Tráfico, quantidade de droga e hediondez

Esse tema acaba sendo resolvido caso a caso, mas algumas balizas podem ser fixadas, segundo o entendimento prevalecente do STF.

O tráfico privilegiado não é hediondo (aquele em que incide a minorante do artigo 33, §4º da Lei 11.343/06). O HC 118.533, julgado pelo Plenário do STF, continua a ser o paradigma quanto a isso.

O processo escolhido (HC 118.533) e levado ao Pleno para a discussão da hediondez quase nos fez perder a tese em decorrência da quantidade de droga transportada pelos pacientes. Todavia, o que verdadeiramente importava no caso é que as instâncias ordinárias já tinham reconhecido a aplicação da causa de redução de pena para o chamado pequeno traficante. Ou seja, a discussão não era mais essa e sim se, reconhecida essa condição, poderia ser afastada a hediondez da conduta.

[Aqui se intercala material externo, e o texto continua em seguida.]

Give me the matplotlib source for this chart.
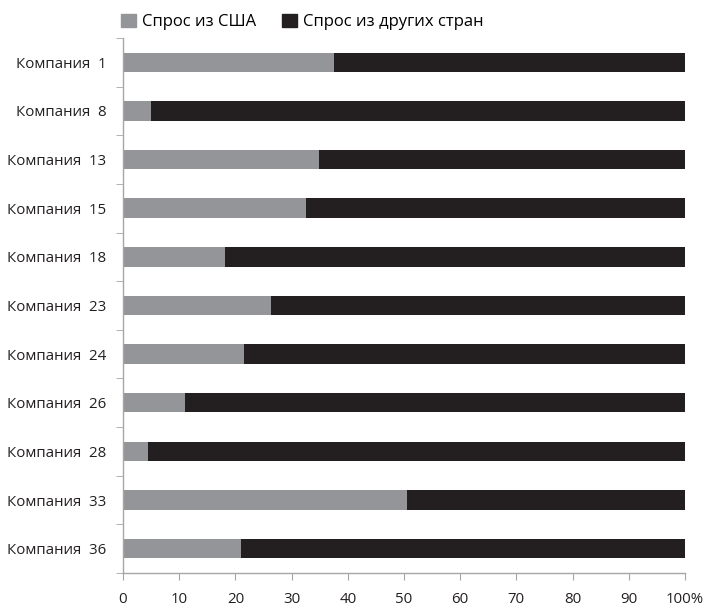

Na maioria das vezes, a aplicação ou não da minorante deve ser decidida pelas instâncias ordinárias, por demandar, segundo o STF, revolvimento fático-probatório.

Há situações excepcionais, contudo. Por exemplo, o mero afastamento da redutora pela condição de mula do acusado, sem qualquer indício de habitualidade delitiva.

Em resumo, aplicada a redução de pena do §4º do artigo 33 da Lei 11.343/06, o tráfico não será hediondo, esse era o cerne do HC 118.533.

A mera quantidade de droga não determina que a redutora será ou não afastada. Todavia, a depender da quantia, ela pode ser um indicativo de habitualidade (nem sempre, por óbvio).